Character Analysis
Mr. Jaggers is Pip's guardian, Miss Havisham's lawyer, and he really knows his stuff. He's exactly like Billy Flynn: he ALWAYS wins his cases. Judges and juries alike quiver in their boots when Jaggers takes the stage.
With minor characters like Jaggers, Dickens takes it easy on us: you can almost always tell what you need to know based on their looks. So let's take a look at Jaggers the first time Pip meets him on the stairs at Miss Havisham's:
He was a burly man of an exceedingly dark complexion, with an exceedingly large head, and a corresponding large hand. He took my chin in his large hand and turned up my face to have a look at me by the light of the candle. He was prematurely bald on the top of his head, and had bushy black eyebrows that wouldn't lie down but stood up bristling. His eyes were set very deep in his head, and were disagreeably sharp and suspicious. He had a large watch-chain, and strong black dots where his beard and whiskers would have been if he had let them. (11.39)
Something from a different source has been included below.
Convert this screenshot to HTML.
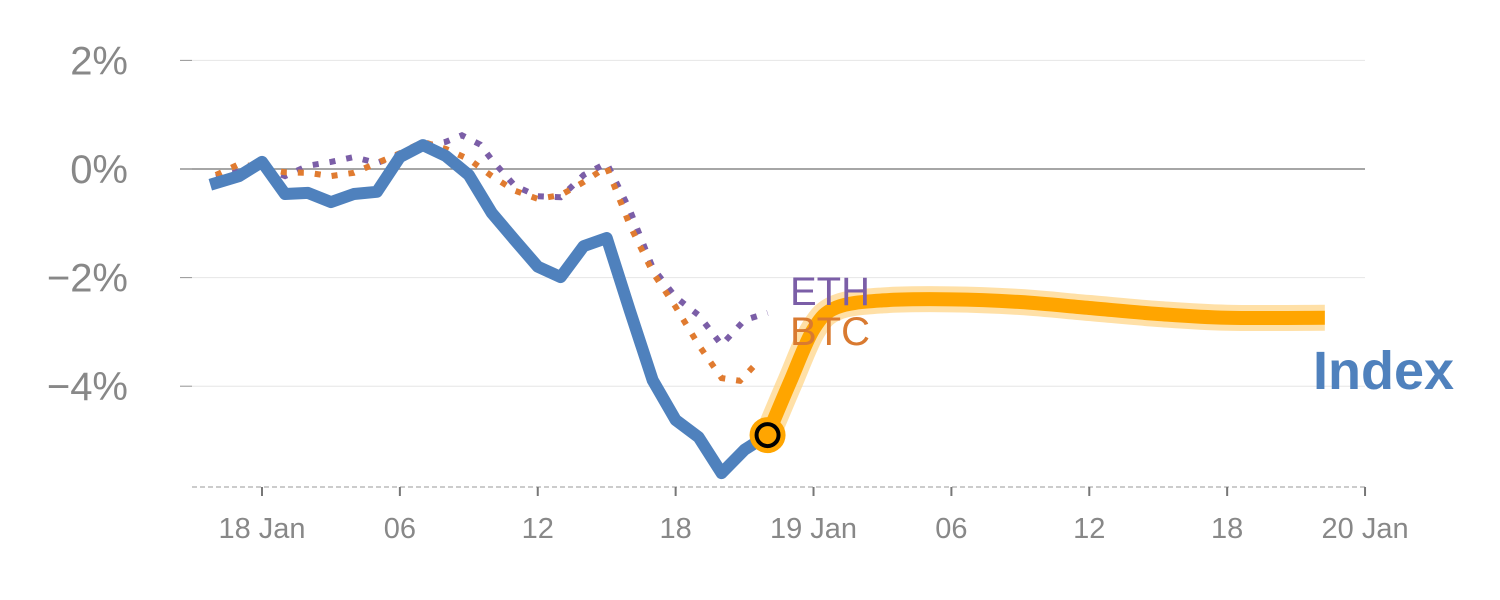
<!DOCTYPE html>
<html><head><meta charset="utf-8"><style>
html,body{margin:0;padding:0;background:#fff;}
svg{display:block;font-family:"Liberation Sans",sans-serif;}
</style></head><body>
<svg id="chart" width="1500" height="600"></svg>
<script>
const hours = [-2.25,-1,0,1,2,3,4,5,6,7,8,9,10,11,12,13,14,15,16,17,18,19,20,21,22];
const indexValues = [-0.29,-0.13,0.13,-0.46,-0.44,-0.61,-0.46,-0.42,0.22,0.44,0.24,-0.11,-0.81,-1.31,-1.80,-1.99,-1.42,-1.27,-2.6,-3.89,-4.62,-4.94,-5.6,-5.17,-4.9];
const ethHours = [-2,-1,0,1,2,3,4,5,6,7,8,8.7,9.5,10,11,12,13,14,15,16,17,18,19,20,21,22];
const ethValues = [-0.15,-0.05,0.04,-0.13,0.06,0.13,0.22,0.11,0.26,0.42,0.5,0.62,0.45,0.17,-0.31,-0.5,-0.52,-0.11,0.11,-0.75,-1.82,-2.36,-2.69,-3.24,-2.78,-2.65];
const btcHours = [-2,-1,0,1,2,3,4,5,6,7,8,9,10,11,12,13,14,15,16,17,18,19,20,20.8,21.7];
const btcValues = [-0.11,0.09,0.02,-0.06,-0.07,-0.13,-0.07,0.11,0.29,0.5,0.37,0.18,-0.13,-0.4,-0.55,-0.48,-0.24,0.04,-1.03,-1.9,-2.54,-3.24,-3.85,-3.9,-3.5];
const fcHours = [22,23,24,25,27,30,33,36,39,42,46.25];
const fcValues = [-4.9,-3.9,-2.95,-2.55,-2.42,-2.40,-2.45,-2.56,-2.67,-2.74,-2.74];
const yTicks = [2,0,-2,-4];
const yTickLabels = ["2%","0%","\u22122%","\u22124%"];
const xTicks = [0,6,12,18,24,30,36,42,48];
const xTickLabels = ["18 Jan","06","12","18","19 Jan","06","12","18","20 Jan"];

const NS="http://www.w3.org/2000/svg";
const svg=document.getElementById('chart');
const x=h=>262+h*22.98;
const y=v=>169-v*54.3;
function mk(tag,attrs,parent){const e=document.createElementNS(NS,tag);for(const k in attrs)e.setAttribute(k,attrs[k]);(parent||svg).appendChild(e);return e;}
function pts(hs,vs){return hs.map((h,i)=>x(h).toFixed(1)+','+y(vs[i]).toFixed(1)).join(' ');}
function smooth(hs,vs){
  const p=hs.map((h,i)=>[x(h),y(vs[i])]);
  let d='M'+p[0][0]+','+p[0][1];
  for(let i=0;i<p.length-1;i++){
    const p0=p[Math.max(0,i-1)],p1=p[i],p2=p[i+1],p3=p[Math.min(p.length-1,i+2)];
    const c1=[p1[0]+(p2[0]-p0[0])/6,p1[1]+(p2[1]-p0[1])/6];
    const c2=[p2[0]-(p3[0]-p1[0])/6,p2[1]-(p3[1]-p1[1])/6];
    d+=' C'+c1.join(',')+' '+c2.join(',')+' '+p2.join(',');
  }
  return d;
}

yTicks.forEach((t,i)=>{
  const g=mk('line',{x1:180,x2:1365,y1:y(t),y2:y(t),stroke:t===0?'#888':'#e6e6e6','stroke-width':t===0?1.5:1});
  
  
  const tk=mk('line',{x1:180,x2:192,y1:y(t),y2:y(t),stroke:'#999','stroke-width':1});
  
  
  const tx=mk('text',{x:128,y:y(t)+14,'text-anchor':'end','font-size':40,fill:'#888'});
  tx.textContent=yTickLabels[i];
  
  
});
const ax=mk('line',{x1:192,x2:1365,y1:487,y2:487,stroke:'#ccc','stroke-width':2,'stroke-dasharray':'5 3'});


xTicks.forEach((t,i)=>{
  const tk=mk('line',{x1:x(t),x2:x(t),y1:487,y2:496,stroke:'#777','stroke-width':2});
  
  
  const tx=mk('text',{x:x(t),y:538,'text-anchor':'middle','font-size':29,fill:'#888'});
  tx.textContent=xTickLabels[i];
  
  
});

const eth=mk('polyline',{points:pts(ethHours,ethValues),fill:'none',stroke:'#7b5ea7','stroke-width':6,'stroke-dasharray':'6 11'});


const btc=mk('polyline',{points:pts(btcHours,btcValues),fill:'none',stroke:'#e07b30','stroke-width':6,'stroke-dasharray':'6 11'});


const idx=mk('polyline',{points:pts(hours,indexValues),fill:'none',stroke:'#4f81bd','stroke-width':12,'stroke-linejoin':'round'});



const fd=smooth(fcHours,fcValues);
const halo=mk('path',{d:fd,fill:'none',stroke:'#ffd58a','stroke-width':26,'opacity':0.75});


const fc=mk('path',{d:fd,fill:'none',stroke:'#ffa500','stroke-width':14});



const last=indexValues.length-1;
const m=mk('circle',{cx:x(hours[last]),cy:y(indexValues[last]),r:18,fill:'#ffa500'});


const mi=mk('circle',{cx:x(hours[last]),cy:y(indexValues[last]),r:11,fill:'none',stroke:'#000','stroke-width':4});



const le=mk('text',{x:790,y:305,'font-size':40,fill:'#7b5ea7'});le.textContent='ETH';


const lb=mk('text',{x:790,y:345,'font-size':40,fill:'#d97a30'});lb.textContent='BTC';


const li=mk('text',{x:1313,y:389,'font-size':54,'font-weight':'bold',fill:'#4f81bd'});li.textContent='Index';


</script>
</body></html>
This is… well, to be honest, this one is hard to read. Is Jaggers a good guy or a bad guy? In fact, he's kind of neither. He does some bad things, like getting criminals off, but he also gives Estella to Miss Havisham because he thinks he might be able to save her from a life of crime, and he's really enamored of the truth: "Take nothing on its looks," he tells Pip in maybe the best piece of advice the poor boy ever gets: "take everything on evidence. There's no better rule" (40.92).
One more things about Jaggers: his hands always smell like soap, and he washes his hands constantly, like he's trying to wash away the grime, the corruption, and the horrors of those he works with everyday.